Die Themen der Model, die in unserer Familie existieren, drehen sich hauptsächlich um typisch schwäbische Dinge wie Obstbau, Trauben, Erntedank usw. Als ich die Model für diesen Backtag raus suchte, war ich überrascht, als ich einen Sensenmann entdeckte. Spontan dachte ich natürlich sofort an den Mann, der den Tod bringt. Im 2. Moment wurde mir dann allerdings bewusst, dass das Mähen mit einer Sense einfach nur eine normale Szene aus dem Alltag unserer Großeltern ist. Selbst mein Vater mähte noch sehr lange schwierige Wiesen mit einer Sense.

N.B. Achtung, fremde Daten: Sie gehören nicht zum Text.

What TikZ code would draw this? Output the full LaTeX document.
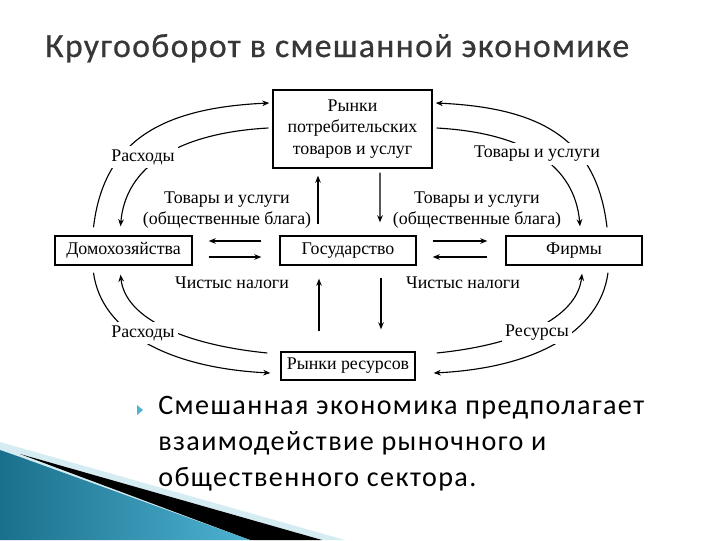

Solltet ihr ebenfalls Springerlesmodel in eurem Familienbesitz haben, probiert doch mal mein Rezept aus. Ich bin außerdem an euren persönlichen Geschichten bezüglich schwäbischer Springerle interessiert. Schreibt mir doch einfach.

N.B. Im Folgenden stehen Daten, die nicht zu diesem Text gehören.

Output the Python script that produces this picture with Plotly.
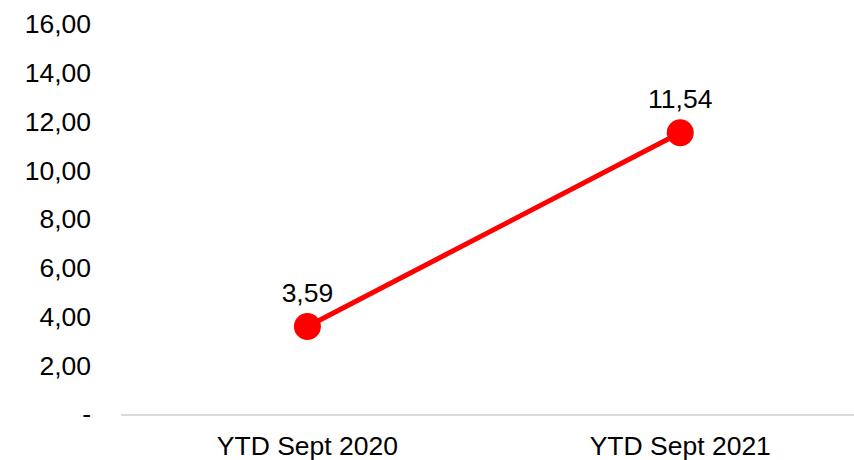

Ich wünsche euch einen ruhigen und besinnlichen Advent!

Schwäbische Springerle

Kochutensilien

  • Küchenmaschine
  • Schüssel mit Deckel
  • Backbrett
  • Teighölzer 10 mm
  • diverse Model + passende Ausstecher oder ein Messer
  • 2 – 3 Backbleche

Zutaten

  • 500 g Weizenmehl 405er
  • 500 g Puderzucker gesiebt
  • 4 Eier Gr. L ca. 200 g
  • 2 EL Kirschwasser
  • 1 Messerspitze Hirschhornsalz
  • Anis
  • Speisestärke

Anleitungen

  • Das Hirschhornsalz im Kirschwasser auflösen und zur Seite stellen.
  • In einer Küchenmaschine mit dem Ballonschneebesen die Eier schaumig schlagen. Den Puderzucker Esslöffel für Esslöffel dazu geben. Nach ca. 10 Minuten das aufgelöste Hirschhornsalz dazugeben und auf mittlerer Stufe weiter rühren. Dann das Mehl Esslöffel für Esslöffel dazu geben. Weitere 10 Minuten rühren.
  • Teig in Folie wickeln und in einer Schüssel mit Deckel für mind. 2 Stunden in den Kühlschrank stellen.
  • Ein Backbrett vorbereiten, in dem man es vollständig mit der Speisestärke abpudert.
  • Arbeitsbereich ebenfalls einpudern.
  • Ein Stück des Teiges aus der Schüssel nehmen. Die Schüssel mit dem restlichen Teig sofort wieder verschließen. Der Teig darf nicht austrocknen.
  • Den Teig zwischen den Teighölzern ausrollen.
  • Jeweiliges Model auspudern und in den Teig drücken.
  • Model abnehmen und mit einem passenden Ausstecherförmchen ausstechen oder mit einem Teigrädchen oder einem Messer das Springerle ausschneiden.
  • Springerle auf das bepuderte Backbrett setzen.
  • Weiter so vorgehen bis der ganze Teig verbraucht ist. Der Restteig kann mit nassen Händen ab und zu wieder etwas befeuchtet werden.
  • Die Springerle an einem kühlen Ort (ohne Durchzug) ca. 24 Stunden trocknen lassen.
  • Backofen auf 150° C Ober- und Unterhitze vorheizen.
  • Backbleche mit Backpapier auslegen und mit Anis bestreuen.
  • Ein Küchenhandtuch nass machen und flach auf der Arbeitsfläche ausbreiten. Die einzelnen Springerle nun kurz auf das nasse Küchenhandtuch setzen.
  • Dann auf dem Backblech ablegen.
  • Das Backblech auf der untersten Stufe des Backofens für 10 Minuten backen. Dann den Backofen auf 125° C runter schalten und die Springerle weitere 10 Minuten backen. Sie dürfen oben auf keinen Fall Farbe annehmen, d.h. sie müssen unbedingt weiß bleiben. Wenn alles gut läuft entsteht beim Backvorgang das begehrte Füßle.
  • Auf einem Gitter abkühlen lassen.
  • Luftdicht verpackt an einem kühlen Ort aufbewahren.